Of course you probably shouldn’t implement your own cache or linked list, there are so many very efficient implementations.

In Java you can implement your LRUCache in a couple of instructions reusing java built in data structures but here we just want to understand what’s going on and write our own for learning purpose.

Notice also that this implementation is not thread safe too.

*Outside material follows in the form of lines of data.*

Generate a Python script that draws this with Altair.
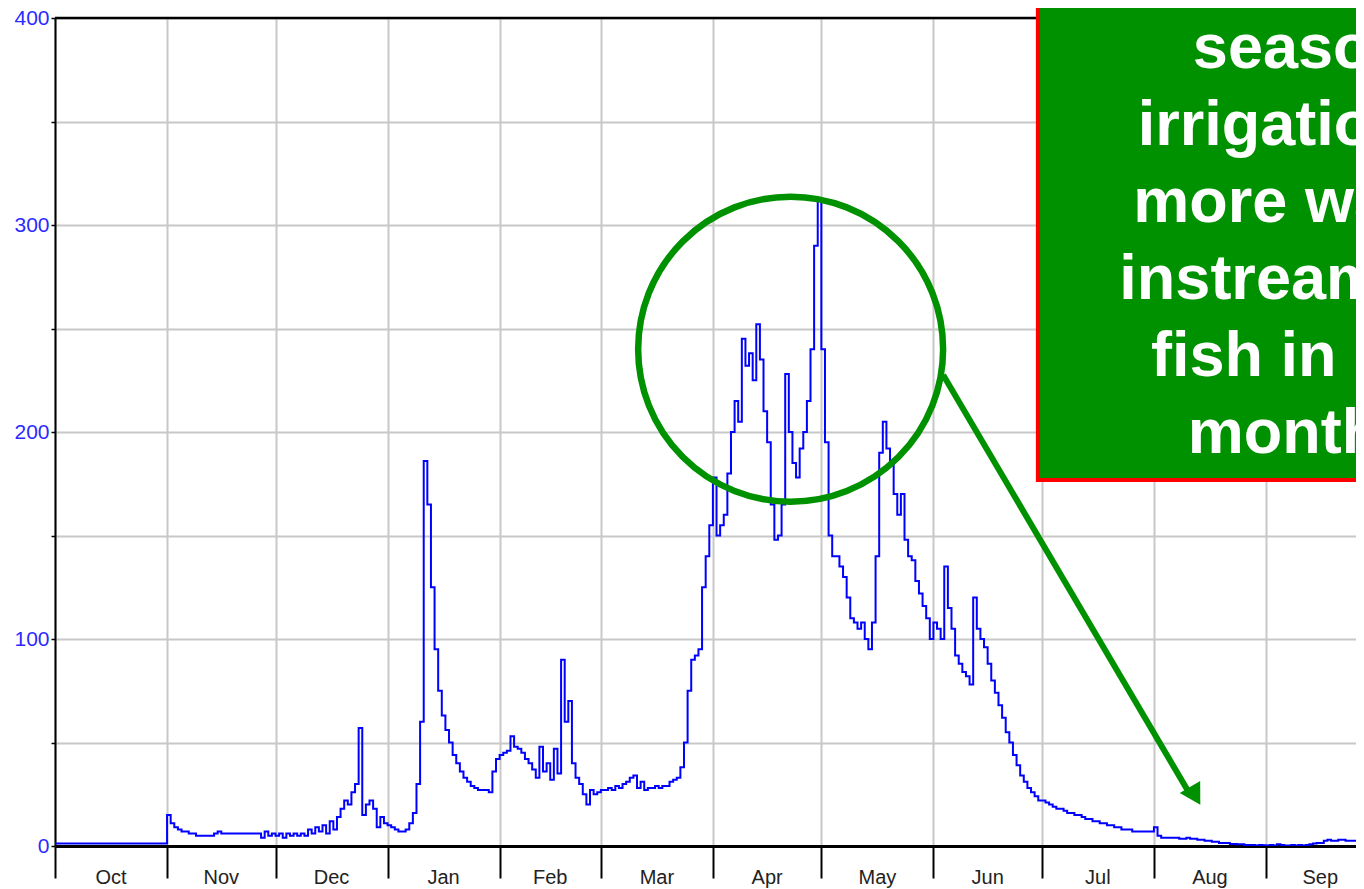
import altair as alt
import pandas as pd

# ---------------- data (daily discharge, water year Oct..Sep) ----------------
months = ["Oct", "Nov", "Dec", "Jan", "Feb", "Mar", "Apr", "May", "Jun", "Jul", "Aug", "Sep"]

oct_q = [1.2, 1.2, 1.2, 1.2, 1.2, 1.2, 1.2, 1.2, 1.2, 1.2, 1.2, 1.2, 1.2, 1.2, 1.2, 1.2,
         1.2, 1.2, 1.2, 1.2, 1.2, 1.2, 1.2, 1.2, 1.2, 1.2, 1.2, 1.2, 1.2, 1.2, 1.2]
nov_q = [15, 11, 9, 8, 7, 7, 6, 6, 5, 5, 5, 5, 5, 6, 7, 6, 6, 6, 6, 6, 6, 6, 6, 6, 6, 6, 4, 7, 5, 6]
dec_q = [5, 6, 4, 6, 5, 6, 5, 6, 5, 8, 6, 9, 7, 10, 6, 12, 8, 14, 18, 22, 20, 26, 30, 57, 15,
         20, 22, 18, 9, 14, 11]
jan_q = [10, 9, 8, 7, 7, 8, 11, 16, 30, 60, 186, 165, 125, 95, 75, 63, 56, 50, 44, 40, 36, 33,
         31, 29, 28, 27, 27, 27, 26, 36, 42]
feb_q = [44, 45, 46, 53, 48, 47, 45, 42, 40, 37, 33, 48, 36, 40, 32, 47, 35, 90, 60, 70, 40, 33,
         30, 25, 20, 27, 25, 26]
mar_q = [27, 27, 28, 27, 29, 28, 30, 31, 33, 34, 28, 31, 27, 28, 28, 29, 28, 29, 29, 31, 32, 33,
         38, 50, 75, 90, 92, 95, 125, 140, 155]
apr_q = [178, 150, 155, 160, 180, 200, 215, 205, 245, 232, 238, 225, 252, 235, 210, 195, 165, 148,
         150, 165, 228, 200, 185, 178, 192, 200, 215, 240, 290, 312]
may_q = [240, 195, 150, 140, 140, 135, 130, 120, 110, 108, 105, 108, 100, 95, 108, 140, 190, 205,
         192, 185, 170, 160, 170, 148, 140, 138, 128, 122, 116, 110, 100]
jun_q = [108, 105, 100, 135, 115, 105, 92, 88, 84, 82, 78, 120, 105, 100, 96, 88, 80, 74, 68, 62,
         55, 50, 44, 39, 34, 31, 28, 26, 24, 22]
jul_q = [22, 21, 20, 19, 18, 18, 17, 16, 16, 15, 15, 14, 13, 13, 12, 12, 11, 11, 10, 10, 9, 9, 8,
         8, 8, 7, 7, 7, 7, 7, 7]
aug_q = [9, 5, 4, 4, 4, 4, 4, 3.5, 3.5, 4, 3.5, 3.5, 3, 3, 2.5, 2.5, 2, 2, 1.5, 1.5, 1.5, 1, 1,
         0.8, 0.8, 0.5, 0.5, 0.5, 0.3, 0.5, 0.4]
sep_q = [0.3, 0.5, 0.3, 0.8, 0.5, 0.3, 0.3, 0.5, 0.3, 0.5, 0.3, 0.5, 0.8, 1.2, 1.5, 1.5, 2.5, 3,
         2.5, 2.5, 3, 3, 2.5, 2.5, 2.5, 2.5, 2.5, 2.2, 2.2, 2.2]

y_ticks = [0, 50, 100, 150, 200, 250, 300, 350, 400]

note_lines = ["season", "irrigation =", "more water", "instream for", "fish in dry", "months"]

# ---------------- build tables ----------------
monthly = [oct_q, nov_q, dec_q, jan_q, feb_q, mar_q, apr_q, may_q, jun_q, jul_q, aug_q, sep_q]
flow = []
starts = []
mids = []
for m in monthly:
    starts.append(len(flow))
    mids.append(len(flow) + len(m) / 2)
    flow.extend(m)
assert len(flow) == 365, len(flow)

df = pd.DataFrame({"day": list(range(len(flow))), "cfs": flow})
lab_df = pd.DataFrame({"mid": mids, "month": months})

GREEN = "#009100"
x_scale = alt.Scale(domain=[0, 359.9], nice=False, zero=False)
y_scale = alt.Scale(domain=[0, 400], nice=False, zero=False)

x_axis = alt.Axis(values=starts, labels=False, title=None, tickSize=32, tickWidth=2,
                  tickColor="black", grid=True, gridColor="#c8c8c8", gridWidth=2,
                  domainColor="black", domainWidth=3)
y_axis = alt.Axis(values=y_ticks, labelExpr="datum.value % 100 == 0 ? datum.label : ''",
                  tickSize=4, tickWidth=1.5, tickColor="black", labelColor="#2b2bff",
                  labelFont="Liberation Sans", labelFontSize=21, labelPadding=2,
                  grid=True, gridColor="#c8c8c8", gridWidth=2, domainColor="black",
                  domainWidth=2, title=None)


def X(field):
    return alt.X(field, scale=x_scale, axis=x_axis)


def Y(field):
    return alt.Y(field, scale=y_scale, axis=y_axis)


line = alt.Chart(df).mark_line(interpolate="step-after", color="#0000ff", strokeWidth=2,
                               clip=True).encode(x=X("day:Q"), y=Y("cfs:Q"))

month_labels = alt.Chart(lab_df).mark_text(fontSize=20, font="Liberation Sans", color="#222222",
                                           baseline="middle", align="center").encode(
    x=X("mid:Q"), y=alt.value(860), text="month:N")

top_border = alt.Chart(pd.DataFrame({"v": [400]})).mark_rule(color="black", strokeWidth=2.5).encode(
    y=Y("v:Q"))

circle = alt.Chart(pd.DataFrame({"d": [203.5], "v": [240.0]})).mark_point(
    shape="circle", size=93000, filled=False, stroke=GREEN, strokeWidth=6.5, opacity=1
).encode(x=X("d:Q"), y=Y("v:Q"))

arrow = alt.Chart(pd.DataFrame({"d1": [245.7], "v1": [227.5], "d2": [313.8], "v2": [25.5]})).mark_rule(
    color=GREEN, strokeWidth=6
).encode(x=X("d1:Q"), y=Y("v1:Q"), x2="d2:Q", y2="v2:Q")

head = alt.Chart(pd.DataFrame({"d": [315.4], "v": [24.2]})).mark_point(
    shape="triangle-down", filled=True, size=560, angle=329.7, color=GREEN, opacity=1
).encode(x=X("d:Q"), y=Y("v:Q"))

box = alt.Chart(pd.DataFrame({"x0": [271.9], "x1": [420.0], "y0": [176.8], "y1": [430.0]})).mark_rect(
    fill=GREEN, stroke="#ff0000", strokeWidth=4
).encode(x=X("x0:Q"), x2="x1:Q", y=Y("y0:Q"), y2="y1:Q")

note = alt.Chart(pd.DataFrame({"d": [344.8], "v": [375.8]})).mark_text(
    text=note_lines, lineHeight=77, font="Liberation Sans", fontWeight="bold", fontSize=63,
    color="white", align="center", baseline="alphabetic"
).encode(x=X("d:Q"), y=Y("v:Q"))

chart = alt.layer(line, month_labels, top_border, circle, arrow, head, box, note).properties(
    width=1301, height=828,
    autosize=alt.AutoSizeParams(type="none"),
    padding={"left": 47, "top": 10, "right": 0, "bottom": 43},
    background="white",
).configure_view(stroke=None)

chart.save("out.html", embed_options={"renderer": "svg", "actions": False})
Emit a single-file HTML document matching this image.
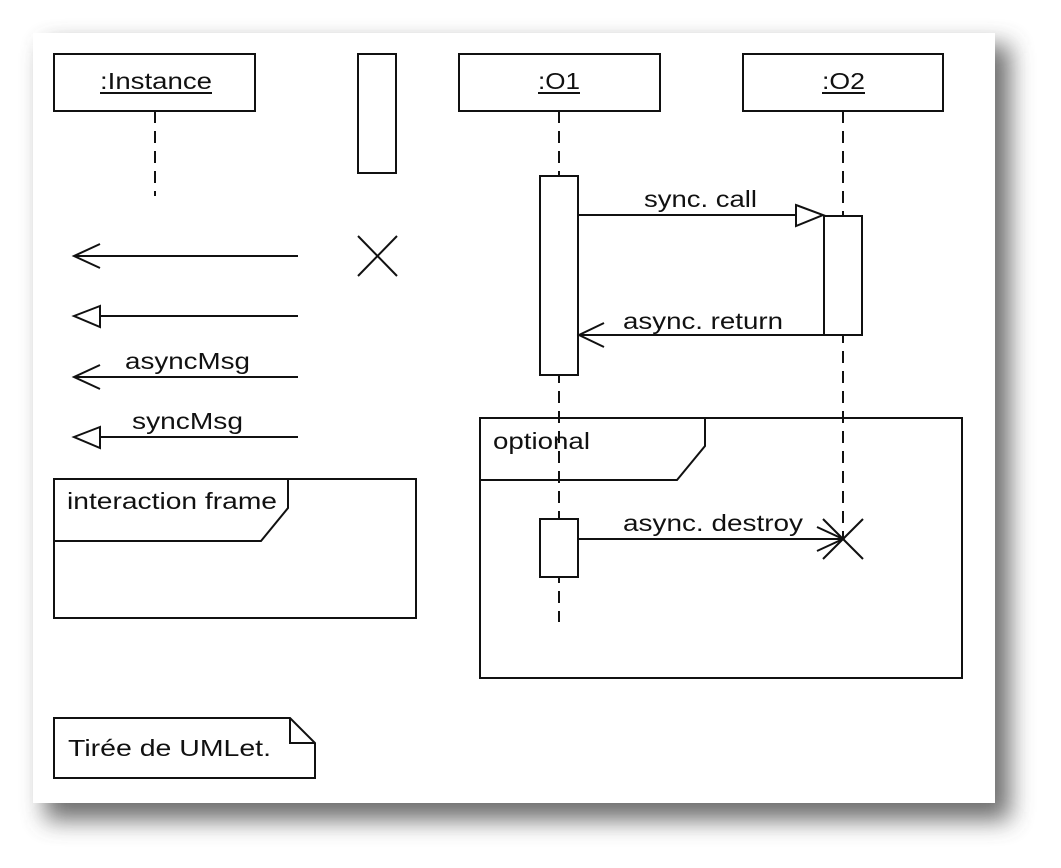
<!DOCTYPE html>
<html><head><meta charset="utf-8"><style>
html,body{margin:0;padding:0;background:#fff;width:1061px;height:868px;overflow:hidden}
svg{display:block}
text{font-family:"Liberation Sans",sans-serif;font-size:23px;fill:#111}
</style></head><body>
<svg width="1061" height="868" xmlns="http://www.w3.org/2000/svg">
<defs>
<filter id="sh" x="-10%" y="-10%" width="130%" height="130%">
<feGaussianBlur stdDeviation="12"/>
</filter>
</defs>
<rect x="45" y="45" width="965" height="775" fill="#555" filter="url(#sh)" opacity="0.85"/>
<rect x="33" y="33" width="962" height="770" fill="#fff"/>
<g stroke="#111" stroke-width="2" fill="none">
<rect x="54" y="54" width="201" height="57" fill="#fff"/>
<line x1="155" y1="111" x2="155" y2="196" stroke-dasharray="12,8"/>
<rect x="358" y="54" width="38" height="119"/>
<rect x="459" y="54" width="201" height="57"/>
<rect x="743" y="54" width="200" height="57"/>
<line x1="559" y1="111" x2="559" y2="622" stroke-dasharray="12,8"/>
<line x1="843" y1="111" x2="843" y2="540" stroke-dasharray="12,8"/>
<rect x="540" y="176" width="38" height="199" fill="#fff"/>
<rect x="824" y="216" width="38" height="119" fill="#fff"/>
<line x1="578" y1="215" x2="796" y2="215"/>
<polygon points="796,205 823,215 796,226"/>
<line x1="823" y1="335" x2="579" y2="335"/>
<polyline points="604,323 579,335 604,347"/>
<line x1="298" y1="256" x2="74" y2="256"/>
<polyline points="100,244 74,256 100,268"/>
<line x1="298" y1="316" x2="100" y2="316"/>
<polygon points="100,306 74,316 100,327"/>
<line x1="298" y1="377" x2="74" y2="377"/>
<polyline points="100,365 74,377 100,389"/>
<line x1="298" y1="437" x2="100" y2="437"/>
<polygon points="100,427 74,437 100,448"/>
<line x1="358" y1="236" x2="397" y2="276"/>
<line x1="397" y1="236" x2="358" y2="276"/>
<rect x="54" y="479" width="362" height="139"/>
<polyline points="54,541 261,541 288,508 288,479"/>
<rect x="480" y="418" width="482" height="260"/>
<polyline points="480,480 677,480 705,446 705,418"/>
<rect x="540" y="519" width="38" height="58" fill="#fff"/>
<line x1="578" y1="539" x2="843" y2="539"/>
<polyline points="817,527 843,539 817,551"/>
<line x1="823" y1="519" x2="863" y2="559"/>
<line x1="863" y1="519" x2="823" y2="559"/>
<polygon points="54,718 290,718 315,743 315,778 54,778" fill="#fff"/>
<polyline points="290,718 290,743 315,743"/>
</g>
<g>
<text x="100" y="89" textLength="112" lengthAdjust="spacingAndGlyphs">:Instance</text>
<text x="538" y="89" textLength="42" lengthAdjust="spacingAndGlyphs">:O1</text>
<text x="822" y="89" textLength="43" lengthAdjust="spacingAndGlyphs">:O2</text>
<text x="644" y="207" textLength="113" lengthAdjust="spacingAndGlyphs">sync. call</text>
<text x="623" y="329" textLength="160" lengthAdjust="spacingAndGlyphs">async. return</text>
<text x="125" y="369" textLength="125" lengthAdjust="spacingAndGlyphs">asyncMsg</text>
<text x="132" y="429" textLength="111" lengthAdjust="spacingAndGlyphs">syncMsg</text>
<text x="67" y="509" textLength="210" lengthAdjust="spacingAndGlyphs">interaction frame</text>
<text x="493" y="449" textLength="97" lengthAdjust="spacingAndGlyphs">optional</text>
<text x="623" y="531" textLength="180" lengthAdjust="spacingAndGlyphs">async. destroy</text>
<text x="68" y="756" textLength="203" lengthAdjust="spacingAndGlyphs">Tirée de UMLet.</text>
</g>
<g stroke="#111" stroke-width="2">
<line x1="100" y1="93" x2="212" y2="93"/>
<line x1="538" y1="93" x2="580" y2="93"/>
<line x1="822" y1="93" x2="865" y2="93"/>
</g>
</svg>
</body></html>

Method 2 - Using LinkedHashMap

Here is the LRU cache using LinkedHashMap.

Code

Java
import java.util.LinkedHashMap;
import java.util.Iterator;

public class LRUCache {

    private int capacity;
    private LinkedHashMap < Integer, Integer > map;

    public LRUCache(int capacity) {
        this.capacity = capacity;
        this.map = new LinkedHashMap < > ();
    }

    public int get(int key) {
        Integer value = this.map.get(key);
        if (value == null) {
            value = -1;
        } else {
            this.set(key, value);
        }
        return value;
    }

    public void put(int key, int value) {
        if (this.map.containsKey(key)) {
            this.map.remove(key);
        } else if (this.map.size() == this.capacity) {
            Iterator < Integer > it = this.map.keySet().iterator();
            it.next();
            it.remove();
        }
        map.put(key, value);
    }
}

We can make code even simpler:

import java.util.LinkedHashMap;
import java.util.Map;

public LRUCache < K, V > extends LinkedHashMap < K, V > {
    private int cacheSize;

    public LRUCache(int cacheSize) {
        super(16, 0.75, true);
        this.cacheSize = cacheSize;
    }

    protected boolean removeEldestEntry(Map.Entry < K, V > eldest) {
        return size() >= cacheSize;
    }
}

The only catch is that by default the linked list order is the insertion order, not access. However one of the constructor exposes an option use the access order instead.